YOUNG FATHERS - Somerset House/Hammersmith Apollo
Being from Edinburgh, Young Fathers have been on my radar for ages, but this was their breakthrough year. Although musically they’re very different to The Fat White Family, the same don’t give a single fuck attitude pervades their live performances. There’s something startling about Young Fathers live: the energy, the tension, their sheer stage presence. I think their performance at the Apollo was better than Somerset House, partly sound is hard in an outdoor performance but also because the second time around they engaged the crowd more, the whole crowd was dancing. It was pretty special. Not bad for some boys from Leith.
SAW
DRIVE YOUR PLOW OVER THE BONES OF THE DEAD - Complicite, The Barbican
An astonishing adaptation of Nobel Prize laureate Olga Tokarczuk’s novel with expert staging and lighting using minimal props, I could barely believe what I saw. It was one of those live experiences that stops you in your tracks.

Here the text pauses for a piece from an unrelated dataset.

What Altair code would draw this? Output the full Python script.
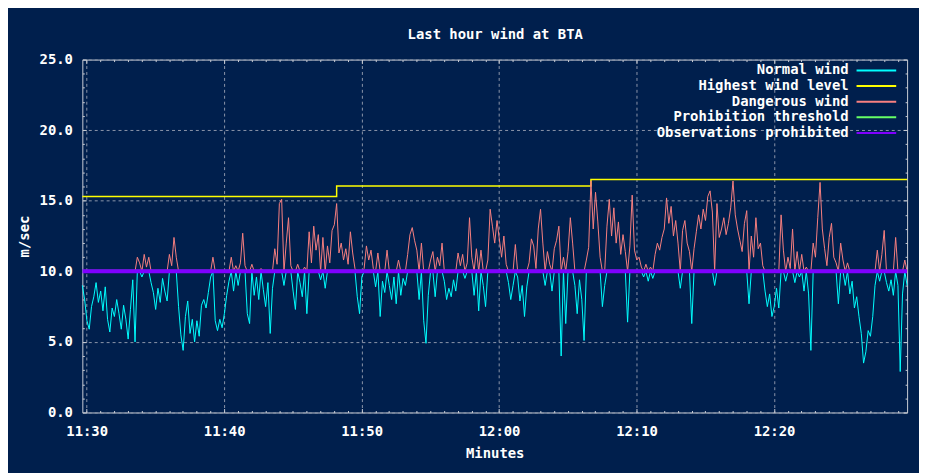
import altair as alt
import pandas as pd

# ---------------- data ----------------
wind = [
    9.0, 8.0, 6.5, 5.9, 7.5, 8.2, 9.2, 7.8, 8.6, 7.2,
    8.9, 6.6, 5.7, 7.4, 6.8, 8.0, 7.0, 5.9, 7.6, 6.6,
    5.2, 7.3, 9.4, 5.0, 11.0, 10.6, 9.6, 11.2, 10.3, 11.0,
    9.2, 8.5, 7.3, 8.8, 7.8, 9.5, 8.6, 7.9, 11.2, 10.4,
    12.4, 11.0, 7.5, 5.5, 4.4, 6.8, 7.9, 5.6, 6.6, 5.0,
    6.5, 5.4, 7.6, 8.0, 7.4, 8.5, 9.6, 11.0, 6.5, 5.8,
    6.6, 6.0, 7.0, 8.3, 9.3, 11.0, 8.6, 10.4, 9.0, 10.6,
    12.7, 10.4, 7.0, 6.3, 10.5, 8.3, 9.6, 8.0, 10.2, 8.7,
    7.5, 9.2, 5.6, 8.8, 11.6, 10.5, 14.8, 15.1, 9.0, 12.0,
    13.8, 10.4, 8.6, 7.3, 10.5, 9.2, 8.2, 10.3, 7.0, 12.8,
    10.6, 13.2, 11.5, 12.6, 9.4, 12.4, 8.8, 11.8, 10.6, 12.9,
    13.3, 14.8, 11.3, 12.0, 10.8, 11.6, 10.5, 12.8, 11.3, 10.2,
    8.2, 7.0, 9.6, 10.2, 11.8, 10.8, 11.5, 10.2, 8.9, 11.3,
    6.8, 9.3, 8.5, 11.5, 9.0, 8.0, 9.6, 7.7, 10.8, 8.3,
    9.5, 9.0, 11.2, 12.6, 13.1, 12.2, 11.5, 8.0, 12.0, 6.5,
    4.9, 8.3, 10.8, 11.4, 8.2, 11.0, 10.4, 12.0, 9.3, 8.0,
    8.8, 8.2, 9.4, 8.6, 11.3, 10.4, 11.2, 9.5, 10.6, 13.8,
    11.0, 8.3, 11.6, 7.2, 11.5, 9.0, 7.5, 10.8, 14.4, 13.2,
    12.0, 13.6, 12.3, 11.0, 12.5, 10.5, 9.2, 8.0, 9.0, 11.9,
    9.6, 7.9, 9.0, 6.8, 8.9, 10.6, 12.3, 11.8, 10.2, 13.0,
    14.4, 12.0, 9.0, 11.4, 10.5, 8.6, 11.6, 12.2, 13.2, 4.0,
    11.0, 6.3, 11.4, 13.8, 12.0, 9.0, 7.0, 9.4, 8.0, 5.1,
    10.8, 11.7, 16.4, 13.0, 15.6, 13.5, 11.0, 7.5, 9.0, 13.2,
    15.1, 12.5, 14.5, 12.0, 13.5, 11.2, 12.6, 11.4, 6.4, 11.8,
    15.4, 11.5, 10.8, 11.0, 10.3, 9.6, 10.5, 9.3, 10.3, 9.5,
    11.2, 12.0, 11.5, 12.4, 13.0, 15.2, 13.4, 14.6, 12.5, 13.6,
    12.0, 8.8, 12.9, 13.6, 12.0, 11.4, 6.3, 11.6, 12.8, 14.0,
    13.0, 14.4, 13.6, 15.3, 15.7, 14.2, 9.0, 14.8, 12.4, 13.0,
    13.8, 12.6, 13.4, 14.5, 16.4, 14.0, 13.0, 12.2, 11.4, 13.4,
    14.3, 7.7, 12.5, 11.0, 13.8, 11.6, 12.0, 10.4, 8.6, 7.5,
    8.4, 6.8, 7.5, 8.8, 7.4, 14.0, 11.5, 9.3, 11.0, 10.2,
    13.0, 9.2, 11.4, 9.6, 11.2, 8.6, 10.3, 8.4, 4.4, 12.0,
    11.0, 13.8, 16.3, 13.0, 11.6, 10.4, 12.4, 13.4, 11.0, 10.6,
    7.7, 12.0, 10.8, 9.0, 10.6, 8.4, 9.3, 7.4, 8.2, 6.8,
    5.6, 3.5, 4.3, 5.8, 5.4, 6.8, 9.0, 11.5, 9.3, 11.2,
    12.9, 9.2, 8.6, 9.4, 8.3, 12.4, 9.0, 2.9, 8.4, 10.8,
    9.0,
]
start_time = "2010-11-28T11:29:41"
end_time = "2010-11-28T12:29:41"
sample_step = "10s"
threshold = 10.0
highest_times = ["2010-11-28T11:29:41", "2010-11-28T11:48:11",
                 "2010-11-28T12:06:41", "2010-11-28T12:29:41"]
highest_values = [15.3, 16.05, 16.5, 16.5]

series_names = ["Normal wind", "Highest wind level", "Dangerous wind",
                "Prohibition threshold", "Observations prohibited"]
series_colors = ["#00ffff", "#ffff00", "#f88080", "#66ff66", "#8000ff"]
series_widths = [1, 1.5, 1, 3, 4]

y_major = [0, 5, 10, 15, 20, 25]
y_minor = list(range(0, 26))
x_major = [(11, 30), (11, 40), (11, 50), (12, 0), (12, 10), (12, 20)]
x_minor = [(11, m) for m in range(30, 60)] + [(12, m) for m in range(0, 30)]

title_text = "Last hour wind at BTA"
stamp_text = "Sun Nov 28 12:29:41 2010"

# ---------------- table ----------------
times = pd.date_range(start_time, periods=len(wind), freq=sample_step).strftime("%Y-%m-%dT%H:%M:%S")
rows = []
for t, v in zip(times, wind):
    rows.append({"t": t, "v": min(v, threshold), "s": series_names[0]})
    rows.append({"t": t, "v": max(v, threshold), "s": series_names[2]})
for t, v in zip(highest_times, highest_values):
    rows.append({"t": t, "v": v, "s": series_names[1]})
for t in (start_time, end_time):
    rows.append({"t": t, "v": threshold, "s": series_names[3]})
    rows.append({"t": t, "v": threshold, "s": series_names[4]})
df = pd.DataFrame(rows)

# ---------------- style ----------------
W, H = 832, 356
FONT = "DejaVu Sans Mono"
BG = "#001f4d"
FRAME = "#c8ccd4"
GRID = "#8c96aa"


def dtm(h, m, s=0):
    return alt.DateTime(year=2010, month=11, date=28, hours=h, minutes=m, seconds=s)


x_scale = alt.Scale(domain=[dtm(11, 29, 41), dtm(12, 29, 41)], nice=False)
y_scale = alt.Scale(domain=[0, 25], nice=False, zero=False)

txt = dict(labelFont=FONT, labelFontSize=14, labelFontWeight="bold", labelColor="white",
           titleFont=FONT, titleFontSize=14, titleFontWeight="bold", titleColor="white")

x_main = alt.Axis(orient="bottom", values=[dtm(h, m) for h, m in x_major], format="%H:%M",
                  grid=True, gridColor=GRID, gridDash=[3, 3], gridWidth=1,
                  ticks=False, tickSize=0, domain=False, labelPadding=12,
                  labelFlush=False, labelOverlap=False,
                  title="Minutes", titlePadding=8, **txt)
y_main = alt.Axis(orient="left", values=y_major, format=".1f",
                  grid=True, gridColor=GRID, gridDash=[3, 3], gridWidth=1,
                  ticks=False, tickSize=0, domain=False, labelPadding=10,
                  title="m/sec", titlePadding=8, **txt)
x_title = alt.Axis(orient="top", values=[dtm(h, m) for h, m in x_major], labels=False,
                   ticks=False, domain=False, grid=False, title=title_text,
                   titlePadding=18, **txt)

x_tick_len = {"condition": {"test": "minutes(datum.value) % 10 === 0", "value": 4}, "value": 2}
y_tick_len = {"condition": {"test": "datum.value % 5 === 0", "value": 4}, "value": 2}
tick_style = dict(labels=False, grid=False, domain=False, ticks=True,
                  tickColor=FRAME, tickWidth=1, title=None)
x_ticks_bottom = alt.Axis(orient="top", offset=-H, values=[dtm(h, m) for h, m in x_minor],
                          tickSize=x_tick_len, **tick_style)
x_ticks_top = alt.Axis(orient="bottom", offset=-H, values=[dtm(h, m) for h, m in x_minor],
                       tickSize=x_tick_len, **tick_style)
y_ticks_left = alt.Axis(orient="right", offset=-W, values=y_minor, tickSize=y_tick_len, **tick_style)
y_ticks_right = alt.Axis(orient="left", offset=-W, values=y_minor, tickSize=y_tick_len, **tick_style)

legend = alt.Legend(title=None, orient="none", legendX=774, legendY=4,
                    symbolType="M0,0H8", symbolSize=100, symbolStrokeWidth=2,
                    labelAlign="right", labelOffset=alt.ExprRef(expr="-15"), labelLimit=0,
                    labelFont=FONT, labelFontSize=14, labelFontWeight="bold",
                    labelColor="white", rowPadding=1.75, padding=0)

base = alt.Chart(df)


def layer(idx, xaxis, yaxis, interp="linear"):
    name = series_names[idx]
    return base.transform_filter(alt.datum.s == name).mark_line(
        interpolate=interp, strokeWidth=series_widths[idx]
    ).encode(
        x=alt.X("t:T", scale=x_scale, axis=xaxis),
        y=alt.Y("v:Q", scale=y_scale, axis=yaxis),
        color=alt.Color("s:N", scale=alt.Scale(domain=series_names, range=series_colors), legend=legend),
    )


chart = alt.layer(
    layer(0, x_main, y_main),
    layer(1, x_title, y_ticks_left, "step-after"),
    layer(2, x_ticks_bottom, y_ticks_right),
    layer(3, x_ticks_top, None),
    layer(4, None, None),
).resolve_axis(x="independent", y="independent").properties(
    width=W, height=H,
    autosize=alt.AutoSizeParams(type="none"),
    padding={"left": 75, "top": 50, "right": 12, "bottom": 59},
    title=alt.TitleParams(stamp_text, orient="bottom", anchor="start", frame="group",
                          dx=-52, offset=50, font=FONT, fontSize=14, fontWeight="bold",
                          color="white"),
).configure(background=BG).configure_view(stroke=FRAME, strokeWidth=1)

chart.save("out.html", embed_options={"renderer": "svg", "actions": False})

If it’s a cliché to say I left changed, it’s also true. Each performance varied depending on the day, so you had a real sense of just how temporal and provisional what you were watching was, this ephemeral nature of the performance only heightened how special it was.
PAST LIVES - Celine Song, Barbican cinema
Past Lives should come with a warning not to see it in the wake of, I don’t know, a breakup, or a big life event, or just when feeling raw. Celine Song’s directorial/writing debut is a masterpiece of understatement. I wrote, after I saw it, about how daringly she uses silence in the now famous Uber scene. I think often of this scene, and how so many people left before the lights came up, everyone trying to conceal the fact of many tears. One friend described to me later how the friend he was watching it with thought he was having a fit, he cried so much. Certainly, there was some ugly sobbing going on. Definitely not from me.

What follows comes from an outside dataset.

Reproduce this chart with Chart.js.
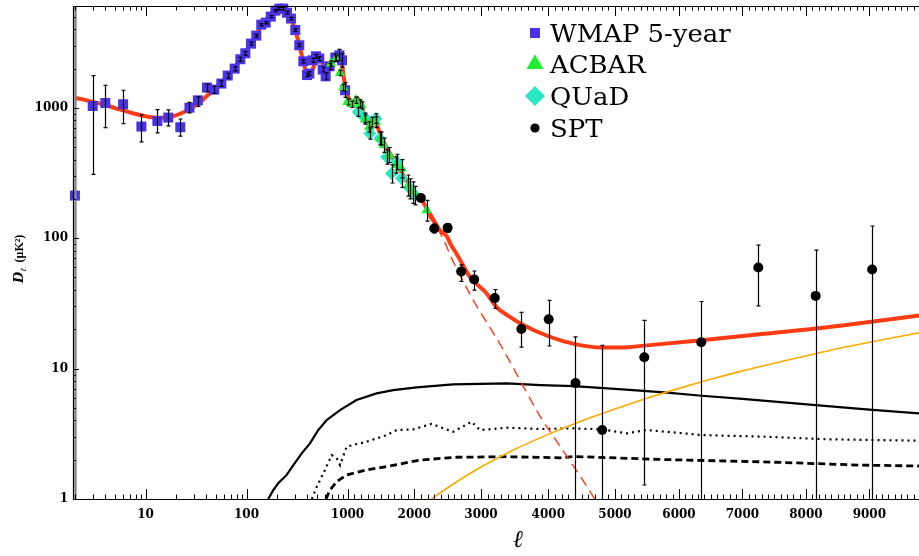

PHILIP GUSTON - Tate Modern
It was the earliest works in the Guston show that got to me the most. His later work felt pervaded by a sense of sadness, the repeated colours and motifs spoke of an artist stuck, dissatisfied with his work, unable to move on until he exhausted the subject at hand. Perhaps this discomfort was intensified by a feeling of stuckness with my own work, but Guston’s early figurative painting came as a surprise. His willingness to make himself ugly and to subject himself to the same degree of scrutiny he subjected others to is something I will take into my own work.

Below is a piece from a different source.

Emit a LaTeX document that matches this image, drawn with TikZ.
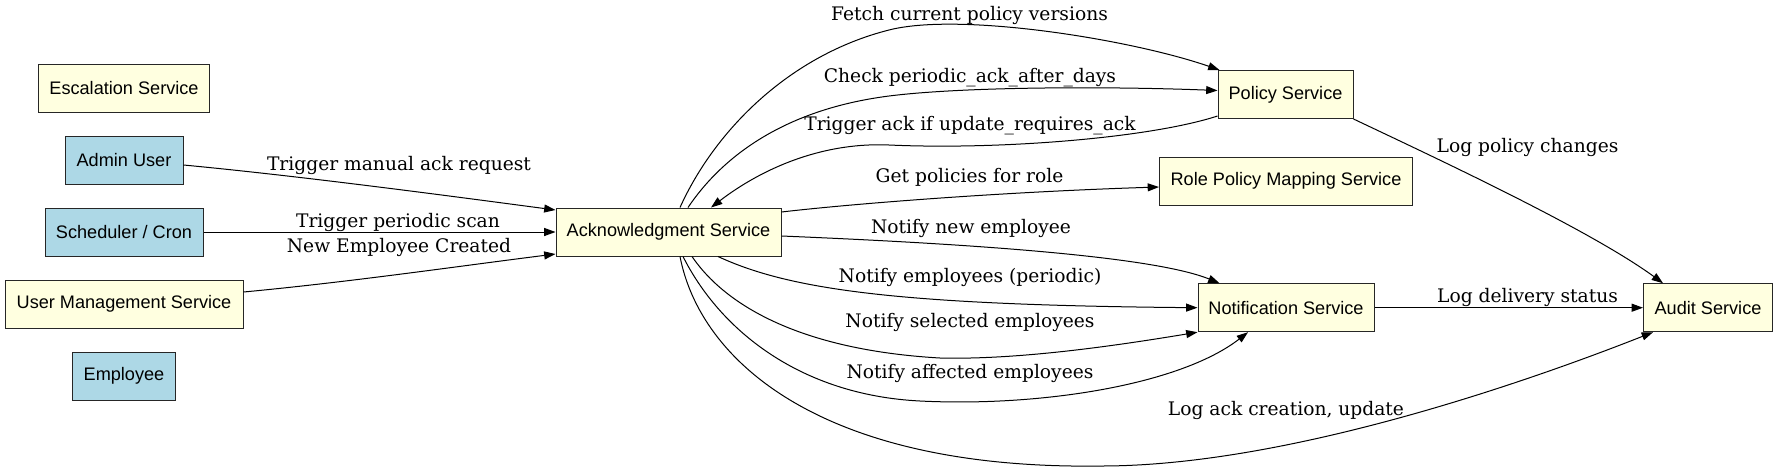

LAMB - Valdimar Johannsson
Telling the story of a couple recently bereaved of their daughter Ada, Lamb reads like the synopsis of Ava Anna Ada, I love this strange coincidence, but this is where the similarities end. When a ewe gives birth to a lamb with human characteristics, horror slowly unfolds. The Icelandic landscape serves as a character, adding to the sense of the couple’s isolation, although this isolation also serves as a sanctuary. Usually I’m pretty good at guessing where a film’s going, but this ending was so unexpected I had to watch it twice just to check I’d really seen what I just had.
BRAIN FOREST QUIPU, Cecilia Vicuna, Turbine Hall
Was lucky enough to see Cecilia Vicuna direct the hanging of this in 2022, laying out and delicately unwrapping long metres of Quipu as a mother might a child, or an undertaker would enshroud a body. The use of hanging textiles seeming to disintegrate as they hung spoke both of the body and my personal circumstances. The first time I saw them hanging, I began to cry, hastily concealing the fact it moved me to tears. Something deeply disturbing and moving about the use of Quipus, the impossibility of decoding any communication but also the subversion behind how every day objects have been used to carry messages for centuries.
ATE
In a recent posthumous interview in The Paris Review, Louise Gluck is quoted as saying all anorexics love food. She’s not wrong. I love the conviviality of eating food with people I love, the conversation, the anticipation, the night getting long, but really, just the pleasure of it all. No one says that do they, that they just like a thing because of how it makes them feel. It strikes me now this whole run down is centred around the senses, although, thankfully and wisely, I will not outline five things I enjoyed touching this year. No. Five excellent places I enjoyed eating at were, in no particular order:
Trullo, Islington
Rochelle Canteen, Shoreditch
Wavey Bar, St Leonards, East Sussex
The Good Life Society, Hawarden, Wales (I love this place passionately)
Compton Arms, Islington.
This was much harder than it sounds. Bayte in St Leonards also gets an honourable mention for the best cake I’ve encountered in a very long time, perhaps ever, and I hardly like cake.
In anticipation, 2024
Two books I think people will love in ‘24 are I See Buildings Fall Like Lightning (Little Brown) by Keiran Goddard, a beautiful book I read when I was waiting for scary (and all fine) tests results alone in August, which isn’t what makes it good. It’s good because Goddard is pathologically incapable of writing a bad sentence, drawing together the lives of five characters to build a portrait of class, change, and what happens when dreaming’s no longer possible. The second, is a memoir, Strange Things Are Happening (White Rabbit) from Richard Norris, which I’ve been anticipating ever since I knew it was in the works. Strange Things are Happening is so vibrant, so full of colour and life, that I recommend buying it when it comes out in March and then re-reading it in the depths of a nasty damp winter.
The other thing I’m anticipating isn’t a book, but is more an overall list from Ortac Press. Ortac are a young indie publishing house consistently publishing innovative, high quality work across fiction and non-fiction that should be the envy of larger publishers.
And those are the highlights of 2023. Of course there were other things, but culturally, those are the things that stuck in my mind. Often a good litmus test. I won’t be resolving anything for next year. Although I’m not content with being the mess I often (think) I am, barrelling from one disaster to the next, I’m not about to make any proclamations about changing it. I think it was Jonathan Safran Foer who said people don’t change, they just reveal themselves to you, which is true and something many people would do well to remember, both in relation to themselves and others. I have revealed new parts of myself to myself this year, likely will next, but have I changed? Well. And thinking now of Jonathan Safran Foer, reminds me that this year I also saw for the first time a Joseph Cornell birdbox, the kind Safran Foer structured a whole story collection around. I could not believe I was in the same room as it, but I also can’t tell the story of it, so I’ll stop.
Quite a few of these have nourished me this year thanks to your recommendations Ali. And Past Lives...sublime.